自定义 SVI 目标函数

(Pyro 用 SVI 为贝叶斯推断提供支持)Pyro provides support for various optimization-based approaches to Bayesian inference, with Trace_ELBO serving as the basic implementation of SVI (stochastic variational inference). See the docs for more information on the various SVI implementations and SVI tutorials I, II, and III for background on SVI.

(本教程将用示例说明如何定制变分目标函数)In this tutorial we show how advanced users can modify and/or augment the variational objectives (alternatively: loss functions) provided by Pyro to support special use cases.

[12]:
# 内容预告
import matplotlib.pyplot as plt
import numpy as np
import torch

import pyro
import pyro.infer
import pyro.optim
import pyro.distributions as dist
pyro.set_rng_seed(101)
mu = 8.5

def scale(mu):
    weight = pyro.sample("weight", dist.Normal(mu, 1.0))
    return pyro.sample("measurement", dist.Normal(weight, 0.75))
conditioned_scale = pyro.condition(scale, data={"measurement": torch.tensor(9.5)})
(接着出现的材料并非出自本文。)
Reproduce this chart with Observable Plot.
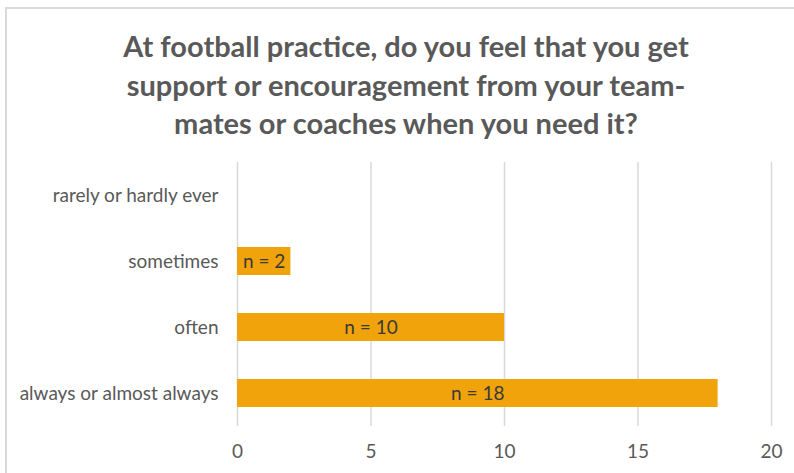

def scale_parametrized_guide(mu):
    a = pyro.param("a", torch.tensor(mu))
    b = pyro.param("b", torch.tensor(1.))
    return pyro.sample("weight", dist.Normal(a, torch.abs(b)))

loss_fn = pyro.infer.Trace_ELBO().differentiable_loss

pyro.clear_param_store()

with pyro.poutine.trace(param_only=True) as param_capture:
    loss = loss_fn(conditioned_scale, scale_parametrized_guide, mu)
    loss.backward()
params = [site["value"].unconstrained() for site in param_capture.trace.nodes.values()]

def step(params):
    for x in params:
        x.data = x.data - lr * x.grad
        x.grad.zero_()

print("Before updated:", pyro.param('a'), pyro.param('b'))
losses, a,b  = [], [], []
lr = 0.001
num_steps = 1000
for t in range(num_steps):
    with pyro.poutine.trace(param_only=True) as param_capture:
        loss = loss_fn(conditioned_scale, scale_parametrized_guide, mu)
        loss.backward()
        losses.append(loss.data)
    params = [site["value"].unconstrained() for site in param_capture.trace.nodes.values()]

    a.append(pyro.param("a").item())
    b.append(pyro.param("b").item())
    step(params)
print("After updated:", pyro.param('a'), pyro.param('b'))


plt.plot(losses)
plt.title("ELBO")
plt.xlabel("step")
plt.ylabel("loss");
print('a = ',pyro.param("a").item())
print('b = ', pyro.param("b").item())
Before updated: tensor(8.5000, requires_grad=True) tensor(1., requires_grad=True)
After updated: tensor(9.0979, requires_grad=True) tensor(0.6203, requires_grad=True)
a =  9.097911834716797
b =  0.6202840209007263
_images/custom_objectives_1_1.png
[13]:
plt.subplot(1,2,1)
plt.plot([0,num_steps],[9.14,9.14], 'k:')
plt.plot(a)
plt.ylabel('a')

plt.subplot(1,2,2)
plt.ylabel('b')
plt.plot([0,num_steps],[0.6,0.6], 'k:')
plt.plot(b)
plt.tight_layout()
_images/custom_objectives_2_0.png

SVI 的基本用法

我们首先回顾 Pyro 中 SVI objects 的使用方法. We assume that the user has defined a model and a guide. The user then creates an optimizer and an SVI object:

optimizer = pyro.optim.Adam({"lr": 0.001, "betas": (0.90, 0.999)})
svi = pyro.infer.SVI(model, guide, optimizer, loss=pyro.infer.Trace_ELBO())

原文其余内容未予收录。